Unfortunately, Congressional Democrats continue to spread a number of myths about the bill that are simply not true. These stories about the bill are inaccurate and not supported by the facts, and the media should stop reporting them.

Myth number one is that the tax bill only benefits the wealthy, a tax cut for billionaires. In fact, the number show that the vast majority of the tax cuts go to middle-class working people. According to the official estimate of the bill by the nonpartisan Joint Committee on Taxation, 70% of the tax cuts go to households earning less than $500,000 a year. Nearly 85% of the tax benefits go to taxpayers with income under $1 million.

Even the Washington Post, which has never written a positive article about Republican tax cuts, had to admit that “most of the tax cuts primarily benefit middle-class taxpayers.”

A second myth is that the tax cuts will explode the deficits and the debt. In fact, the bill primarily just keeps today’s tax law in place, and prevents a $4.5 trillion tax increase from going into effect. Keeping the government from getting its hands on $4.5 trillion in new revenue to spend is not an increase in the deficit.

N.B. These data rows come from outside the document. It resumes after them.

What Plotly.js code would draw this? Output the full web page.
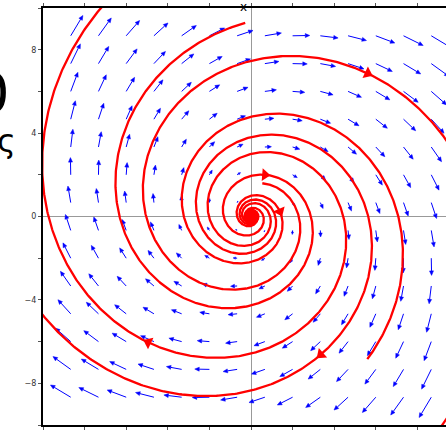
<!DOCTYPE html>
<html>
<head>
<meta charset="utf-8">
<script src="https://cdn.plot.ly/plotly-3.0.1.min.js"></script>
<style>
html,body{margin:0;padding:0;overflow:hidden;background:#fff;width:446px;height:431px;}
#plot{width:480px;height:460px;}
</style>
</head>
<body>
<div id="plot"></div>
<script>
// Linear system read from the arrows/spirals: dx/dt = m00*x + m01*y, dy/dt = m10*x + m11*y
const systemRow1 = [0.25, 1.0];
const systemRow2 = [-1.0, 0.25];

// Quiver grid (arrow tails)
const gridX = [-8.667, -7.333, -6.0, -4.667, -3.333, -2.0, -0.667, 0.667, 2.0, 3.333, 4.667, 6.0, 7.333, 8.667];
const gridY = [-8.667, -7.333, -6.0, -4.667, -3.333, -2.0, -0.667, 0.667, 2.0, 3.333, 4.667, 6.0, 7.333, 8.667];
const arrowScale = 0.09;

// Trajectories: initial points (where the red arrowheads sit), backward and forward times
const trajX0 = [5.61, 1.39, 3.36, -4.94, 0.67];
const trajY0 = [6.86, 0.24, -6.62, -6.04, 2.00];
const trajTBack = [6.64, 20, 20, 20, 20];
const trajTFwd = [3.0, 7.34, 2.5, 2.5, 5.93];

// Ticks
const xTickVals = [-8, -4, 0, 4, 8];
const xTickText = ['\u22128', '\u22124', '0', '4', '8'];
const yTickVals = [-8, -4, 0, 4, 8];
const yTickText = ['\u22128', '\u22124', '0', '4', '8'];

function field(x, y) {
  return [systemRow1[0] * x + systemRow1[1] * y, systemRow2[0] * x + systemRow2[1] * y];
}

function integrate(x0, y0, T) {
  const n = Math.max(1, Math.ceil(Math.abs(T) / 0.01));
  const h = T / n;
  let x = x0, y = y0;
  const xs = [x], ys = [y];
  for (let i = 0; i < n; i++) {
    const k1 = field(x, y);
    const k2 = field(x + h / 2 * k1[0], y + h / 2 * k1[1]);
    const k3 = field(x + h / 2 * k2[0], y + h / 2 * k2[1]);
    const k4 = field(x + h * k3[0], y + h * k3[1]);
    x += h / 6 * (k1[0] + 2 * k2[0] + 2 * k3[0] + k4[0]);
    y += h / 6 * (k1[1] + 2 * k2[1] + 2 * k3[1] + k4[1]);
    xs.push(x); ys.push(y);
  }
  return [xs, ys];
}

const traces = [];

// Blue quiver arrows: shafts + filled heads
const pxu = 1 / 20.8; // data units per pixel
const shaftX = [], shaftY = [], headX = [], headY = [];
gridX.forEach(gx => {
  gridY.forEach(gy => {
    const v = field(gx, gy);
    const dx = v[0] * arrowScale, dy = v[1] * arrowScale;
    const L = Math.hypot(dx, dy);
    if (L === 0) return;
    const ux = dx / L, uy = dy / L;
    let hl = 4.5 * pxu, hw = 2.0 * pxu;
    if (L < 7 * pxu) { hl = 0.6 * L; hw = 0.45 * hl; }
    const tx = gx + dx, ty = gy + dy;
    const bx = tx - ux * hl, by = ty - uy * hl;
    shaftX.push(gx, bx, null); shaftY.push(gy, by, null);
    headX.push(tx, bx - uy * hw, bx + uy * hw, tx, null);
    headY.push(ty, by + ux * hw, by - ux * hw, ty, null);
  });
});
traces.push({x: shaftX, y: shaftY, mode: 'lines', line: {color: '#0000ff', width: 1}, hoverinfo: 'skip', showlegend: false});
traces.push({x: headX, y: headY, mode: 'lines', fill: 'toself', fillcolor: '#0000ff', line: {color: '#0000ff', width: 0.5}, hoverinfo: 'skip', showlegend: false});

// Red trajectories
const arrowAngles = [];
const coreX = [], coreY = [];
trajX0.forEach((x0, i) => {
  const y0 = trajY0[i];
  const back = integrate(x0, y0, -trajTBack[i]);
  const fwd = integrate(x0, y0, trajTFwd[i]);
  const xs = back[0].slice().reverse().concat(fwd[0].slice(1));
  const ys = back[1].slice().reverse().concat(fwd[1].slice(1));
  traces.push({x: xs, y: ys, mode: 'lines', line: {color: '#ff0000', width: 2.3}, hoverinfo: 'skip', showlegend: false});
  // trajectories that wind down into the focus: mark their dense core
  if (Math.hypot(xs[0], ys[0]) < 0.2) { coreX.push(xs[0]); coreY.push(ys[0]); }
  const v = field(x0, y0);
  arrowAngles.push(-Math.atan2(v[1], v[0]) * 180 / Math.PI);
});
traces.push({
  x: coreX, y: coreY, mode: 'markers',
  marker: {symbol: 'circle', size: 15, color: '#ff0000', line: {width: 0}},
  hoverinfo: 'skip', showlegend: false
});
traces.push({
  x: trajX0, y: trajY0, mode: 'markers',
  marker: {symbol: 'triangle-right', size: 11, color: '#ff0000', angle: arrowAngles, line: {width: 0}},
  hoverinfo: 'skip', showlegend: false
});

const tickFont = {family: 'DejaVu Sans', size: 8, color: '#333'};
const layout = {
  width: 480, height: 460,
  margin: {l: 43, r: 21, t: 8, b: 35},
  paper_bgcolor: '#fff', plot_bgcolor: '#fff',
  showlegend: false,
  xaxis: {
    range: [-10, 10], showgrid: false, zeroline: true, zerolinecolor: '#999', zerolinewidth: 1,
    showline: true, linecolor: '#000', linewidth: 2, mirror: 'ticks',
    tickmode: 'array', tickvals: xTickVals, ticktext: xTickText,
    ticks: 'outside', ticklen: 3, tickcolor: '#555', tickwidth: 1, tickfont: tickFont,
    minor: {dtick: 2, ticks: 'outside', ticklen: 3, tickcolor: '#555', showgrid: false},
    fixedrange: true
  },
  yaxis: {
    range: [-10, 10], showgrid: false, zeroline: true, zerolinecolor: '#999', zerolinewidth: 1,
    showline: true, linecolor: '#000', linewidth: 2, mirror: 'ticks',
    tickmode: 'array', tickvals: yTickVals, ticktext: yTickText,
    ticks: 'outside', ticklen: 3, tickcolor: '#555', tickwidth: 1, tickfont: tickFont,
    minor: {dtick: 2, ticks: 'outside', ticklen: 3, tickcolor: '#555', showgrid: false},
    fixedrange: true
  },
  annotations: [
    {text: 'x', xref: 'x', yref: 'paper', x: -0.38, y: 1.002, xanchor: 'center', yanchor: 'middle',
     showarrow: false, font: {family: 'DejaVu Sans', size: 12, color: '#000'}},
    {text: '0', xref: 'paper', yref: 'paper', x: -0.074, y: 0.798, xanchor: 'right', yanchor: 'middle',
     showarrow: false, font: {family: 'DejaVu Sans', size: 56, color: '#000'}},
    {text: 'ς', xref: 'paper', yref: 'paper', x: -0.06, y: 0.68, xanchor: 'right', yanchor: 'middle',
     showarrow: false, font: {family: 'DejaVu Sans', size: 32, color: '#000'}}
  ]
};

Plotly.newPlot('plot', traces, layout, {displayModeBar: false, staticPlot: true});
</script>
</body>
</html>
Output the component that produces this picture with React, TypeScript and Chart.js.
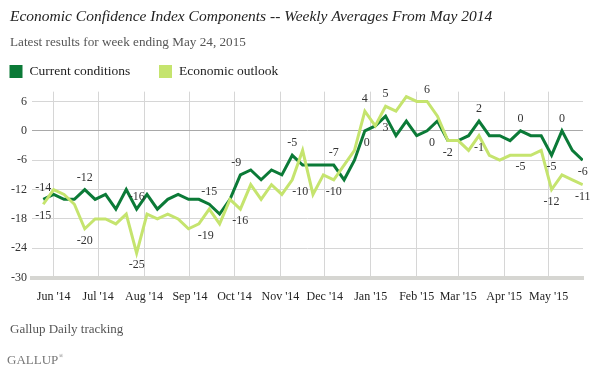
import React, { useEffect, useRef } from 'react';
import { Chart, registerables } from 'chart.js';

Chart.register(...registerables);

const weekEnding = [
  '2014-05-25', '2014-06-01', '2014-06-08', '2014-06-15', '2014-06-22', '2014-06-29',
  '2014-07-06', '2014-07-13', '2014-07-20', '2014-07-27', '2014-08-03', '2014-08-10',
  '2014-08-17', '2014-08-24', '2014-08-31', '2014-09-07', '2014-09-14', '2014-09-21',
  '2014-09-28', '2014-10-05', '2014-10-12', '2014-10-19', '2014-10-26', '2014-11-02',
  '2014-11-09', '2014-11-16', '2014-11-23', '2014-11-30', '2014-12-07', '2014-12-14',
  '2014-12-21', '2014-12-28', '2015-01-04', '2015-01-11', '2015-01-18', '2015-01-25',
  '2015-02-01', '2015-02-08', '2015-02-15', '2015-02-22', '2015-03-01', '2015-03-08',
  '2015-03-15', '2015-03-22', '2015-03-29', '2015-04-05', '2015-04-12', '2015-04-19',
  '2015-04-26', '2015-05-03', '2015-05-10', '2015-05-17', '2015-05-24',
];

const currentConditions = [
  -14, -13, -14, -14, -12, -14, -13, -16, -12, -16,
  -13, -16, -14, -13, -14, -14, -15, -17, -14, -9,
  -8, -10, -8, -9, -5, -7, -7, -7, -7, -10,
  -6, 0, 1, 3, -1, 2, -1, 0, 2, -2,
  -2, -1, 2, -1, -1, -2, 0, -1, -1, -5,
  0, -4, -6,
];

const economicOutlook = [
  -15, -12, -13, -15, -20, -18, -18, -19, -17, -25,
  -17, -18, -17, -18, -20, -19, -16, -19, -14, -16,
  -11, -14, -11, -13, -10, -4, -13, -9, -10, -7,
  -4, 4, 1, 5, 4, 7, 6, 6, 3, -2,
  -2, -4, -1, -5, -6, -5, -5, -5, -4, -12,
  -9, -10, -11,
];

const monthStarts = [
  '2014-06-01', '2014-07-01', '2014-08-01', '2014-09-01', '2014-10-01', '2014-11-01',
  '2014-12-01', '2015-01-01', '2015-02-01', '2015-03-01', '2015-04-01', '2015-05-01',
];
const monthLabels = [
  "Jun '14", "Jul '14", "Aug '14", "Sep '14", "Oct '14", "Nov '14",
  "Dec '14", "Jan '15", "Feb '15", "Mar '15", "Apr '15", "May '15",
];

const yTicks = [-30, -24, -18, -12, -6, 0, 6];

const seriesNames = ['Current conditions', 'Economic outlook'];
const seriesColors = ['#0b7a37', '#c5e46e'];

// which points carry a value label: series, index, side (-1 above, 1 below), x nudge
const pointLabels: [number, number, number, number][] = [
  [0, 0, -1, 0], [1, 0, 1, 0],
  [0, 4, -1, 0], [1, 4, 1, 0],
  [0, 9, -1, 0], [1, 9, 1, 0],
  [0, 16, -1, 0], [1, 15, 1, 7],
  [0, 19, -1, -4], [1, 19, 1, 0],
  [0, 24, -1, 0], [1, 24, 1, 8],
  [0, 28, -1, 0], [1, 28, 1, 0],
  [1, 31, -1, 0], [0, 31, 1, 2],
  [1, 33, -1, 0], [0, 33, 1, 0],
  [1, 37, -1, 0], [0, 37, 1, 5],
  [1, 39, 1, 0],
  [0, 42, -1, 0], [1, 42, 1, 0],
  [0, 46, -1, 0], [1, 46, 1, 0],
  [0, 49, 1, 0], [1, 49, 1, 0],
  [0, 50, -1, 0],
  [0, 52, 1, 0], [1, 52, 1, 0],
];

const SERIF = '"Liberation Serif", "DejaVu Serif", serif';
const BASE = Date.parse('2014-05-25T00:00:00Z');
const dayOf = (s: string) => (Date.parse(s + 'T00:00:00Z') - BASE) / 864e5;

const overlayPlugin = {
  id: 'overlay',
  afterDatasetsDraw(chart: any) {
    const ctx = chart.ctx;
    const values = [currentConditions, economicOutlook];
    ctx.save();
    ctx.font = `12px ${SERIF}`;
    ctx.fillStyle = '#333';
    ctx.textAlign = 'center';
    ctx.textBaseline = 'middle';
    for (const [s, i, side, dx] of pointLabels) {
      const pt = chart.getDatasetMeta(s).data[i];
      if (!pt) continue;
      ctx.fillText(String(values[s][i]), pt.x + dx, pt.y + side * 12);
    }
    ctx.restore();
  },
  afterDraw(chart: any) {
    const ctx = chart.ctx;
    ctx.save();
    // legend
    const lx = [9.5, 159];
    ctx.font = `13.5px ${SERIF}`;
    ctx.textAlign = 'left';
    ctx.textBaseline = 'middle';
    for (let k = 0; k < seriesNames.length; k++) {
      ctx.fillStyle = seriesColors[k];
      ctx.fillRect(lx[k], 65, 13, 13);
      ctx.fillStyle = '#222';
      ctx.fillText(seriesNames[k], lx[k] + 20, 71.5);
    }
    // footer
    ctx.font = `13px ${SERIF}`;
    ctx.fillStyle = '#555';
    ctx.fillText('Gallup Daily tracking', 10, 330);
    ctx.font = `13px ${SERIF}`;
    ctx.fillStyle = '#777';
    ctx.fillText('GALLUP', 7, 361);
    const w = ctx.measureText('GALLUP').width;
    ctx.font = `6px ${SERIF}`;
    ctx.fillText('®', 7 + w + 0.5, 356);
    ctx.restore();
  },
};

export default function App() {
  const canvasRef = useRef<HTMLCanvasElement | null>(null);

  useEffect(() => {
    const canvas = canvasRef.current;
    if (!canvas) return;
    const xs = weekEnding.map(dayOf);
    const monthDays = monthStarts.map(dayOf);
    const chart = new Chart(canvas, {
      type: 'line',
      data: {
        datasets: [
          {
            label: seriesNames[0],
            data: currentConditions.map((v, i) => ({ x: xs[i], y: v })),
            borderColor: seriesColors[0],
            backgroundColor: seriesColors[0],
            borderWidth: 3,
            pointRadius: 0,
            tension: 0,
            order: 1,
          },
          {
            label: seriesNames[1],
            data: economicOutlook.map((v, i) => ({ x: xs[i], y: v })),
            borderColor: seriesColors[1],
            backgroundColor: seriesColors[1],
            borderWidth: 3,
            pointRadius: 0,
            tension: 0,
            order: 0,
          },
        ],
      },
      options: {
        animation: false,
        responsive: false,
        devicePixelRatio: 1,
        layout: { padding: { left: 10, right: 8, top: 0, bottom: 56.3 } },
        plugins: {
          legend: { display: false },
          tooltip: { enabled: false },
          title: {
            display: true,
            text: 'Economic Confidence Index Components -- Weekly Averages From May 2014',
            align: 'start',
            color: '#222',
            font: { family: SERIF, size: 15.5, style: 'italic', weight: 'normal' },
            padding: { top: 8, bottom: 0 },
          },
          subtitle: {
            display: true,
            text: 'Latest results for week ending May 24, 2015',
            align: 'start',
            color: '#555',
            font: { family: SERIF, size: 13.2, weight: 'normal' },
            padding: { top: 8, bottom: 41.2 },
          },
        },
        scales: {
          x: {
            type: 'linear',
            min: -7.6,
            max: 364.2,
            afterBuildTicks: (scale: any) => {
              scale.ticks = monthDays.map((d) => ({ value: d }));
            },
            afterFit: (scale: any) => {
              scale.height = 40;
            },
            ticks: {
              autoSkip: false,
              maxRotation: 0,
              padding: 12,
              color: '#222',
              font: { family: SERIF, size: 12 },
              callback: (_v: any, i: number) => monthLabels[i],
            },
            grid: { color: '#d6d6d6', lineWidth: 1, drawTicks: false },
            border: { display: true, color: '#d6d6d2', width: 4 },
          },
          y: {
            min: -30,
            max: 8,
            afterBuildTicks: (scale: any) => {
              scale.ticks = yTicks.map((v) => ({ value: v }));
            },
            afterFit: (scale: any) => {
              scale.width = 22;
            },
            ticks: {
              padding: 5,
              color: '#333',
              font: { family: SERIF, size: 12 },
              callback: (v: any) => String(v),
            },
            grid: {
              color: (c: any) => (c.tick && c.tick.value === 0 ? '#a9a9a9' : '#d6d6d6'),
              lineWidth: 1,
              drawTicks: false,
            },
            border: { display: false },
          },
        },
      },
      plugins: [overlayPlugin],
    });
    return () => chart.destroy();
  }, []);

  return (
    <div style={{ position: 'fixed', left: 0, top: 0, width: 591, height: 374, background: '#fff' }}>
      <canvas ref={canvasRef} width={591} height={374} />
    </div>
  );
}
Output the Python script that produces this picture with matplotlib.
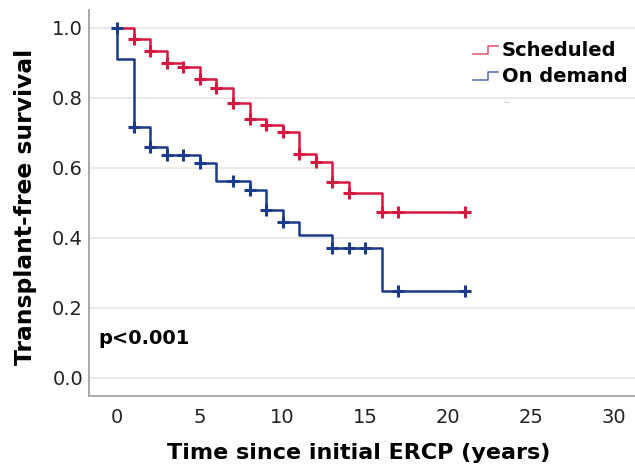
import numpy as np
import matplotlib
matplotlib.use("Agg")
import matplotlib.pyplot as plt
from matplotlib.lines import Line2D
from matplotlib.legend_handler import HandlerBase

# Kaplan-Meier step data
sched_times = [0, 1, 2, 3, 4, 5, 6, 7, 8, 9, 10, 11, 12, 13, 14, 16, 21]
sched_surv = [1.0, 0.968, 0.935, 0.901, 0.888, 0.854, 0.828, 0.787, 0.740,
              0.723, 0.702, 0.641, 0.616, 0.559, 0.529, 0.475, 0.475]
sched_censor = [1, 2, 3, 4, 5, 6, 7, 8, 9, 10, 11, 12, 13, 14, 16, 17, 21]

demand_times = [0, 0, 1, 2, 3, 5, 6, 8, 9, 10, 11, 13, 16, 21]
demand_surv = [1.0, 0.911, 0.716, 0.659, 0.637, 0.613, 0.563, 0.536, 0.479,
               0.446, 0.409, 0.371, 0.249, 0.249]
demand_censor = [1, 2, 3, 4, 5, 7, 8, 9, 10, 13, 14, 15, 17, 21]
demand_start_mark = [0]

group_labels = ["Scheduled", "On demand"]
RED = "#d8173f"
BLUE = "#1c3a8a"


def surv_at(times, surv, t):
    idx = np.searchsorted(times, t, side="right") - 1
    return np.asarray(surv)[idx]


class StepHandler(HandlerBase):
    def create_artists(self, legend, orig_handle, xdescent, ydescent,
                       width, height, fontsize, trans):
        x0 = -xdescent
        lo = -ydescent + 0.15 * height
        hi = -ydescent + 0.75 * height
        xs = [x0, x0 + 0.6 * width, x0 + 0.6 * width, x0 + width]
        ys = [lo, lo, hi, hi]
        ln = Line2D(xs, ys, color=orig_handle.get_color(), lw=1.1, alpha=0.75)
        ln.set_transform(trans)
        return [ln]


fig = plt.figure(figsize=(6.35, 4.69), dpi=100)
ax = fig.add_axes([0.1406, 0.1557, 0.8594, 0.8230])

for y in [0.0, 0.2, 0.4, 0.6, 0.8, 1.0]:
    ax.axhline(y, color="#e6e6e6", lw=1.2, zorder=0)

h1, = ax.step(sched_times, sched_surv, where="post", color=RED, lw=1.8)
ax.plot(sched_censor, surv_at(sched_times, sched_surv, sched_censor), "+",
        color=RED, ms=8, mew=2.2)

h2, = ax.step(demand_times, demand_surv, where="post", color=BLUE, lw=1.8)
ax.plot(demand_censor, surv_at(demand_times, demand_surv, demand_censor), "+",
        color=BLUE, ms=8, mew=2.2)
ax.plot(demand_start_mark, [1.0], "+", color=BLUE, ms=8, mew=2.2)

ax.set_xlim(-1.69, 31.3)
ax.set_ylim(-0.0514, 1.0514)
ax.set_xticks([0, 5, 10, 15, 20, 25, 30])
ax.set_yticks([0.0, 0.2, 0.4, 0.6, 0.8, 1.0])
ax.set_yticklabels(["0.0", "0.2", "0.4", "0.6", "0.8", "1.0"])
ax.tick_params(axis="both", length=0, labelsize=14, labelcolor="#222222")
ax.tick_params(axis="x", pad=9)
ax.tick_params(axis="y", pad=4.5)

for s in ["top", "right"]:
    ax.spines[s].set_visible(False)
for s in ["left", "bottom"]:
    ax.spines[s].set_color("#aaaaaa")
    ax.spines[s].set_linewidth(1.4)

ax.set_xlabel("Time since initial ERCP (years)", fontsize=16, fontweight="bold")
ax.set_ylabel("Transplant-free survival", fontsize=16.8, fontweight="bold")
ax.xaxis.label.set_verticalalignment("center")
ax.yaxis.label.set_verticalalignment("center")
ax.xaxis.set_label_coords(0.494, -0.148)
ax.yaxis.set_label_coords(-0.116, 0.49)

ax.text(0.016, 0.150, "p<0.001", transform=ax.transAxes, fontsize=14,
        fontweight="bold", ha="left", va="center")

leg = ax.legend([h1, h2], group_labels, handler_map={Line2D: StepHandler()},
                loc="upper left", bbox_to_anchor=(473 / 635, 1 - 41 / 469),
                bbox_transform=fig.transFigure, frameon=False, borderpad=0,
                borderaxespad=0, handlelength=1.29, handletextpad=0.2,
                labelspacing=0.35, prop={"size": 14, "weight": "bold"})

fig.text(503 / 635, 1 - 101 / 469, "...", fontsize=5, color="#888888",
         ha="left", va="center")

fig.savefig("out.png", dpi=100)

A third myth is that the bill is a handout to big corporations. In fact, the overwhelming majority of the tax cuts go to individual taxpayers and small businesses. A Joint Committee on Taxation analysis of the bill shows that the tax cuts for individuals and small firms represent 89% of the total tax cuts. A substantial portion of the business tax cuts in the bill are offset by other business tax increases.

One important feature of the tax bill is that it maintains the 21% corporate tax rate enacted n 2017 when the U.S. had one of the highest tax rates in the world. The lower rate has been enormously successful in increasing investment, wages, and jobs, and keeping the economy going.

The lower corporate rate directly benefits working families. Numerous studies show that raising the rate is the most economically harmful tax increase, and that a higher rate would be “uniformly harmful” to working people, lowering their wages, increasing the prices they pay, and reducing their retirement savings.

Further, the 21% rate has stopped tax inversions, which shipped American jobs overseas and devastated many American communities. In the years prior to the corporate rate cut, nearly one hundred U.S. firms moved to foreign countries to avoid the high uncompetitive U.S. tax rate. These tax inversions resulted in the loss of jobs, tax revenue, and growth in the U.S.  Since the rate was reduced, tax inversions have disappeared and not one single American company has moved overseas, keeping jobs and investments in the U.S. 

The facts are clear. The myths are false. The lower individual and corporate tax rates primarily benefit working people, prevent higher damaging tax increases, and keep jobs and investments in America.

Bruce Thompson was a U.S. Senate aide, assistant secretary of Treasury for legislative affairs, and the director of government relations for Merrill Lynch for 22 years.